Mentir no cuesta nada
Ya sé que es obvio. Pero ese es precisamente el problema. Durante las últimas dos décadas hemos presenciado, con más o menos indignación, que mentir no cuesta nada. Que no tiene ningún costo. Puede parecer asunto menor. ¿Acaso estoy planteando prohibir la mentira por ley? No, para nada; sería demasiado complicado. Pero cuando mentir no tiene costo, se produce un desequilibrio –digamos– termodinámico.
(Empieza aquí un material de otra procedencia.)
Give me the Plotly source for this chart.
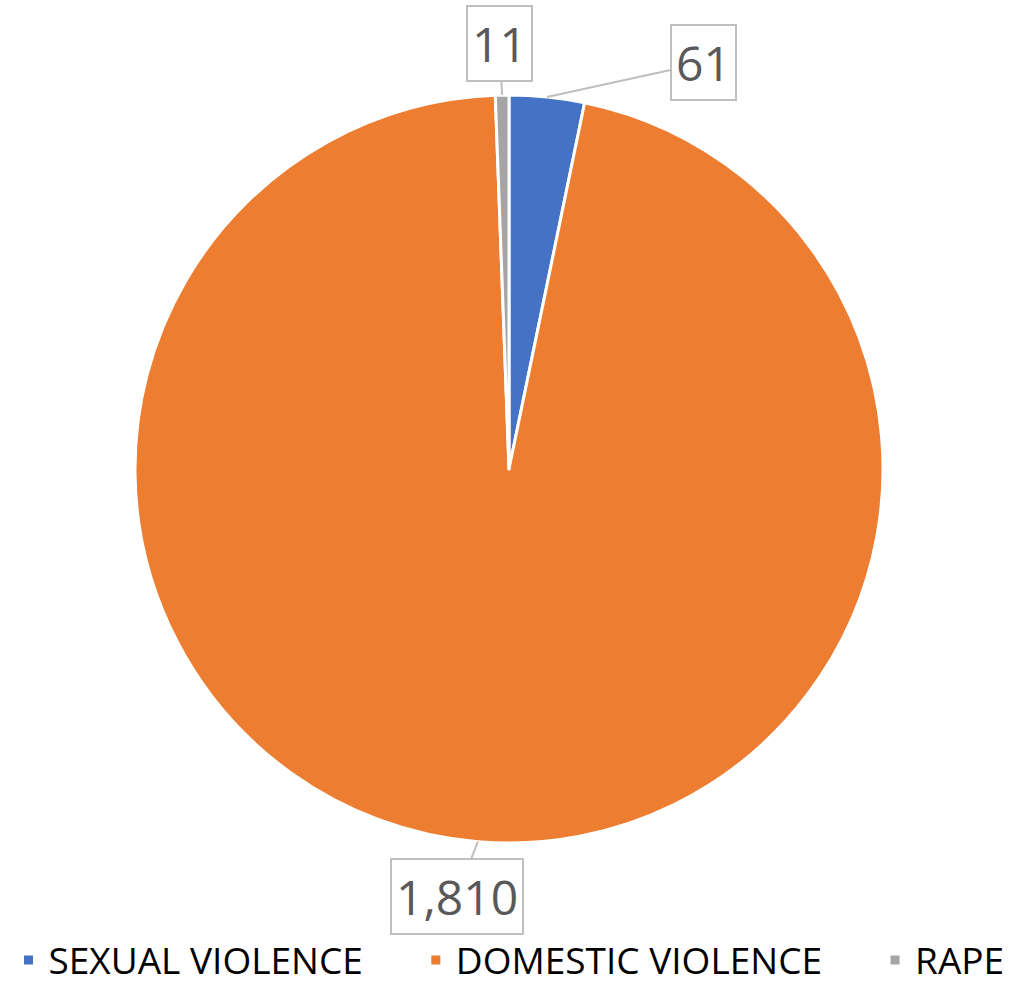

Puesto que nadie miente sin buscar un beneficio y puesto que la verdad es lo que es (parafraseando al Aristóteles de la Metafísica, Libro IV, Parte 7), es decir que no se gana nada con pronunciarla, la mentira sin penalización desequilibra este sistema cerrado al que podemos considerar una comunidad. Traducido: si matamos a la verdad, si mentir no tiene ninguna consecuencia, entonces siempre gana el pillo. ¿Les suena? Otras sociedades son –a pesar de las campañas orquestadas por facciones inmorales y amplificadas mediante internet– más severas al condenar la mentira. Aquí, no. Un político miente y no pasa nada. Así que se me ocurre que, dado que faltan dólares y sobran patrañas, no estaría nada mal que la aseveración altisonante, de alto impacto, pero por completo falsa, pague un impuesto. Una idea inocente, tal vez. Pero equilibraría la ecuación.